Timothy Clark goes on to point out that the Constitution is only as good as its leaders and citizens
At root, civil society is based on preconditions of ethical leadership and public virtue. We believe in the rule of law, but the rule of law is only enforceable through the unenforceable support of private citizens — a line of defense that is easily swept aside when corruption becomes endemic.
A constitution is nothing but a set of institutional arrangements. Yes, there is genius in the arrangements of the U.S. Constitution. But they don’t hold themselves up. We do. It’s the character of the citizens. It is the unapologetic support of Judeo-Christian values. It’s equal emphasis on both rights and responsibility.
In his inaugural address, Thomas Jefferson said, “Sometimes it is said that man cannot be trusted with the government of himself. Can he, then, be trusted with the government of others?”
In other words, society depends on the integrity of each and every individual. John Adams famously explained that the Constitution was made for a society that promoted and cherished the integrity of the individual:
“Our Constitution was made only for a moral and religious people. It is wholly inadequate to the government of any other.”
Foreign Policy Magazine, in writing about the collapse of the Soviet Union, explains that the real reason the communist country fell in 1989 was because everyone was tired of the corruption that was rampant in society. They wanted a more moral society. Gorbachev's Prime Minster made the shocking admission that Soviet Union was not great because because it relied on corruption to maintain power: 
To Gorbachev's prime minister Nikolai Ryzhkov, the "moral [nravstennoe] state of the society" in 1985 was its "most terrifying" feature:
[We] stole from ourselves, took and gave bribes, lied in the reports, in newspapers, from high podiums, wallowed in our lies, hung medals on one another. And all of this -- from top to bottom and from bottom to top.
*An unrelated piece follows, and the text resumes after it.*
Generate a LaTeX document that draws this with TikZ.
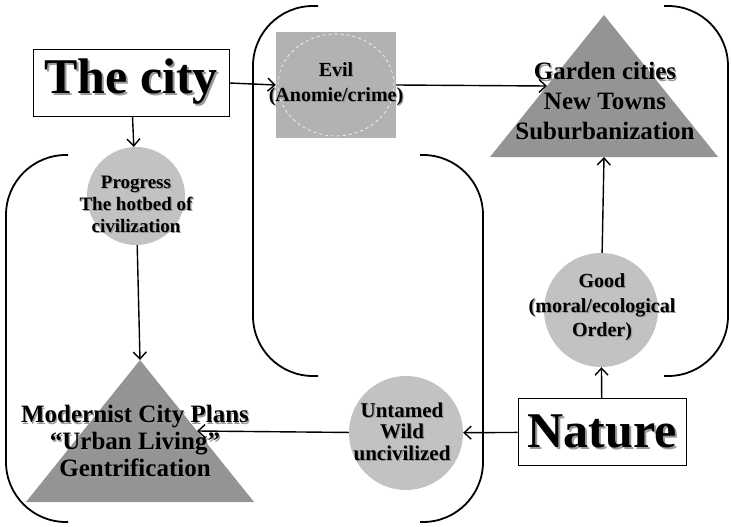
\documentclass[tikz,border=0pt]{standalone}
\usepackage{fontspec}
\setmainfont{Liberation Serif}
\usetikzlibrary{shapes.geometric,arrows.meta}
\definecolor{trigray}{gray}{0.58}
\definecolor{ballgray}{gray}{0.76}
\definecolor{boxgray}{gray}{0.70}
\definecolor{shadegray}{gray}{0.60}
\newcommand\shd[2][1.2pt]{\rlap{\kern#1\raisebox{-#1}{\color{shadegray}#2}}#2}
\tikzset{
  arr/.style={line width=1.4pt,-{Straight Barb[length=7pt,width=13pt,line width=1.4pt]}},
  brace/.style={line width=1.8pt,rounded corners=60pt},
  ball/.style={circle,fill=ballgray,inner sep=0pt},
  tri/.style={isosceles triangle,isosceles triangle stretches,fill=trigray,inner sep=0pt,outer sep=0pt,rotate=90,minimum width=228pt,minimum height=142pt},
  namebox/.style={draw,line width=1pt,inner sep=0pt,font=\fontsize{50}{50}\selectfont\bfseries},
  txt/.style={align=center,inner sep=0pt,font=\fontsize{20}{24}\selectfont\bfseries},
  bigtxt/.style={align=center,inner sep=0pt,font=\fontsize{25}{29}\selectfont\bfseries}
}
\begin{document}
\begin{tikzpicture}[x=1pt,y=-1pt]
        \useasboundingbox (0,0) rectangle (731,527);
        % the two brackets
        \draw[brace] (68,155)--(6,155)--(6,522)--(68,522);
        \draw[brace] (420,155)--(483,155)--(483,522)--(420,522);
        \draw[brace] (318,6)--(253,6)--(253,376)--(318,376);
        \draw[brace] (664,6)--(728,6)--(728,376)--(664,376);
        \node[namebox,minimum width=196pt,minimum height=66pt] (city) at (131,83) {\shd[2pt]{The city}};
        \node[fill=boxgray,minimum width=120pt,minimum height=106pt,inner sep=0pt] (evil) at (336,85) {};
        \draw[white,dashed,line width=0.6pt] (evil.center) ellipse [x radius=58pt,y radius=51pt];
        \node[txt,font=\fontsize{20}{25}\selectfont\bfseries] (evil text) at (336,85) {\shd{Evil}\\\shd{(Anomie/crime)}};
        \node[tri,anchor=apex] (garden) at (604,15) {};
        \node[bigtxt,font=\fontsize{25}{30}\selectfont\bfseries] (garden text) at (605,102) {\shd{Garden cities}\\\shd{New Towns}\\\shd{Suburbanization}};
        \node[ball,minimum size=98pt] (progress) at (136,196) {};
        \node[txt,font=\fontsize{19}{22}\selectfont\bfseries] (progress text) at (136,205) {\shd{Progress}\\\shd{The hotbed of}\\\shd{civilization}};
        \node[tri,anchor=apex] (modern) at (140,360) {};
        \node[bigtxt,font=\fontsize{25}{27}\selectfont\bfseries] (modern text) at (135,442) {\shd{Modernist City Plans}\\\shd{“Urban Living”}\\\shd{Gentrification}};
        \node[ball,minimum size=114pt] (untamed) at (406,433) {};
        \node[txt,font=\fontsize{21}{21.5}\selectfont\bfseries] (untamed text) at (402,432) {\shd{Untamed}\\\shd{Wild}\\\shd{uncivilized}};
        \node[ball,minimum size=114pt] (good) at (601,310) {};
        \node[txt,font=\fontsize{20}{24.5}\selectfont\bfseries] (good text) at (602,308) {\shd{Good}\\\shd{(moral/ecological}\\\shd{Order)}};
        \node[namebox,minimum width=168pt,minimum height=67pt] (nature) at (602,432) {\shd[2pt]{Nature}};
        % connectors
        \draw[arr] (city.east) -- (evil.west);
        \draw[arr] (evil.east) -- (garden.left side);
        \draw[arr] (city) -- (progress);
        \draw[arr] (progress) -- (modern.apex);
        \draw[arr] (nature) -- (good);
        \draw[arr] (good) -- (garden.lower side);
        \draw[arr] (nature) -- (untamed);
        \draw[arr] (untamed) -- (modern.right side);
\end{tikzpicture}
\end{document}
Although the Soviet Union fell many years ago, Russia is still struggling to figure out how to make freedom and liberty work. Many Arab nations are now  trying to figure out how to make freedom and liberty work in the Middle East. Why are they struggling to make freedom work in their own lands?
The reason why they are struggling is because they assume that freedom comes when you eliminate corruption in the nation's economic, social, and political institutions by revising the policies, programs of the various institutions or even rewriting the Constitution to mirror the American constitution. In other words, they think that if they make the institutions good and moral, freedom will come.  
However, the Founding Fathers wisely realized that it was the other way around. If you make the people moral, virtuous and religious, then the public and private institutions of society will be morally good and in turn, it will create a free, democratic and good nation.

I fear that we are in danger of falling for the same erroneous assumption  that freedom comes if we only can make the institutions of society good. When you look back in history of how governments used oppression and corruption to keep the state going, America is the exception to the rule. That is the idea of American exceptionalism.

In the end, The United States Constitution matters, not because we love liberty and freedom, but that liberty and freedom comes only if the individuals themselves remain good and virtuous.